Les interesaba más transmitirnos sus intuiciones anti-sistema y las doctrinas reveladas por algún economista difunto, como decía Keynes, que enseñarnos a preguntar y a aprender a fondo de qué depende el valor de las cosas y las muchas fortalezas del capitalismo. A usar bien las herramientas analíticas de la economía que son comunes en el mundo entero.
Para algo vino a servir eso: entender la historia intelectual del grupo que llegó a liderar a Colombia en 2022, de la mano de Gustavo Petro. Hace 40 años le enseñaron mala economía, pero no las lecciones de lo que sucedió al aplicar esa mala economía. Hoy el presidente de Colombia, al igual que los profesores de antaño, predica una economía recóndita, llena de sofismas, equivocaciones y soberbia.
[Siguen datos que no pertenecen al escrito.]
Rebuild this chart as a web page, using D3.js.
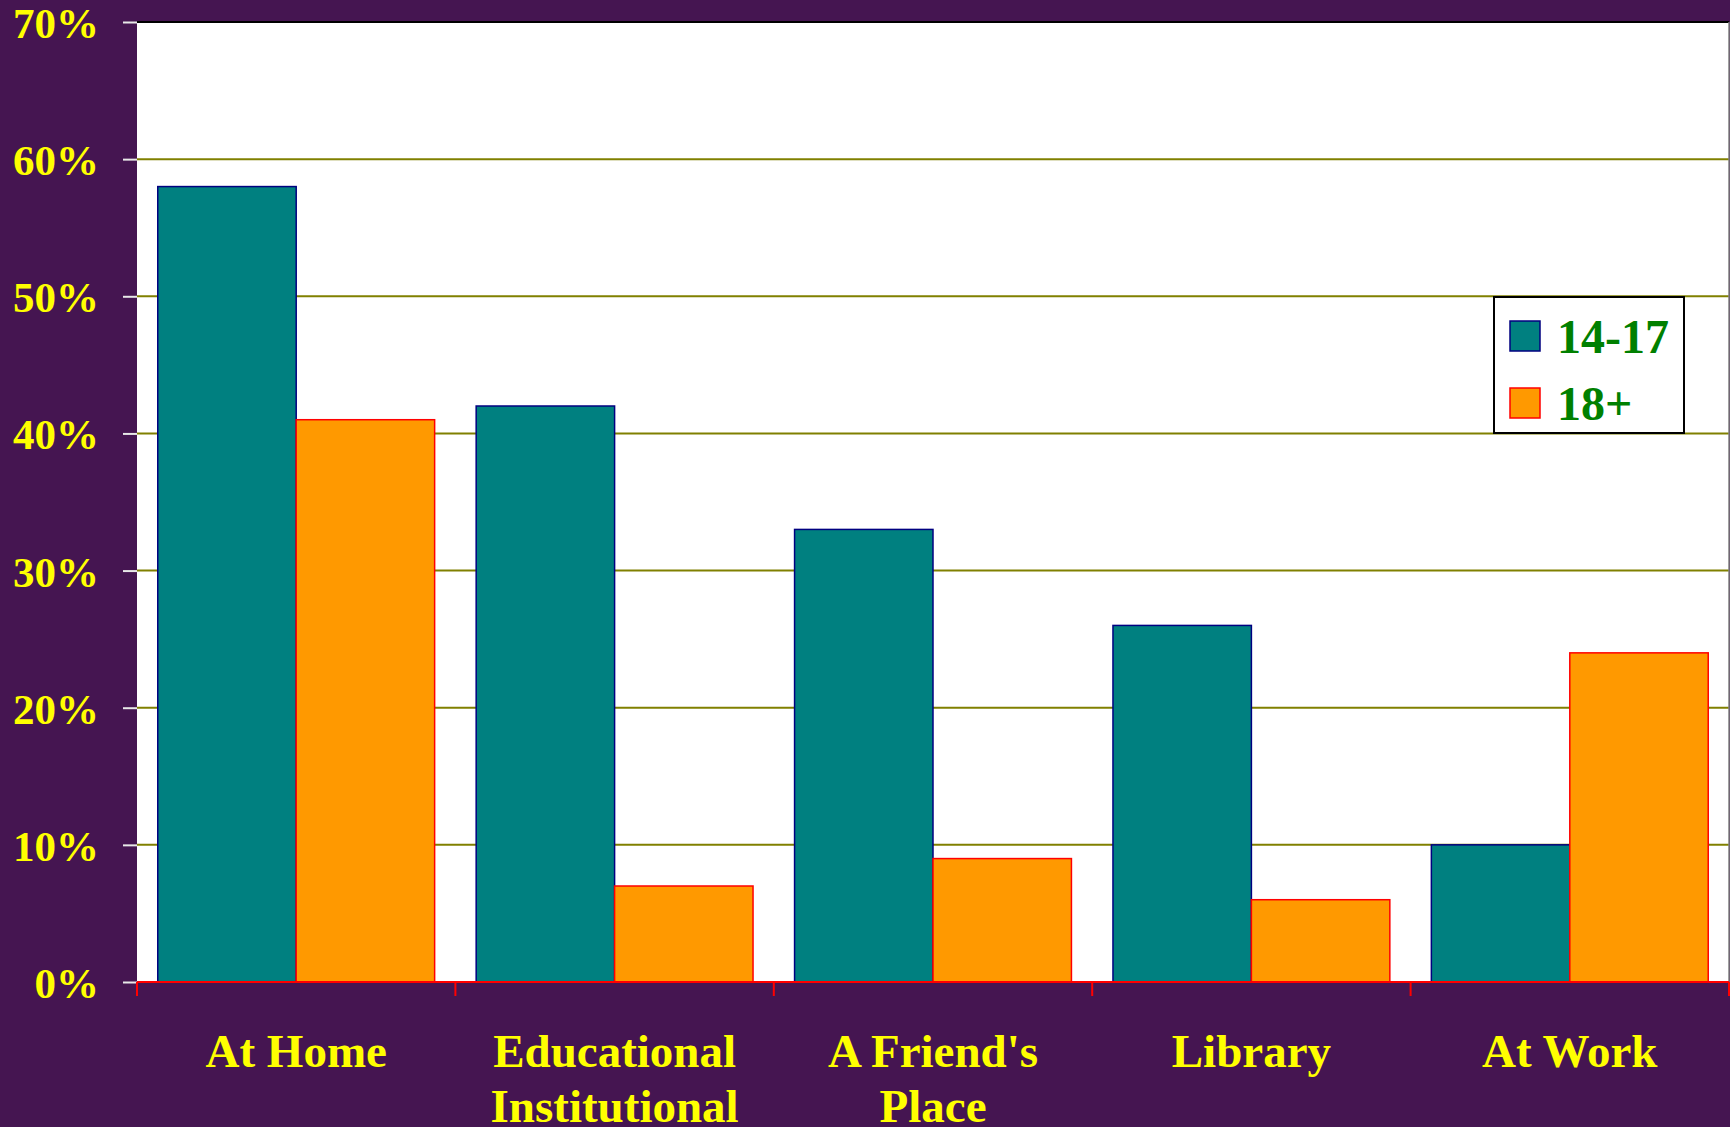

La gente lo escucha impávida, y muchos llegarán a creer a pie juntillas lo que dice su presidente.
Entonces, como ahora, las personas pasarán y las instituciones quedarán, si las defendemos. La institución de una economía de mercado, acostumbrada a soportar los embates de los Pablo Escobar, las FARC y el ELN, el narcotráfico, los paracos y los cárteles mexicanos, así como el exceso de regulación, intervencionismo y tributación, la superposición de visiones y la falta de consistencia entre modelos de desarrollo cuatrienales.
Se mantendrán las instituciones creadas por los abogados para enseñarnos a ser serios en los contratos, cumplir con lo que decimos y firmamos. Defendámonos de nosotros mismos, de nuestras confusiones como país y como intelectuales. De la mala política y la mala economía. De la mala pedagogía y la mala filosofía. De otra forma no habrá solución para las abuelas pobres y sus nietas, en barrios desamparados.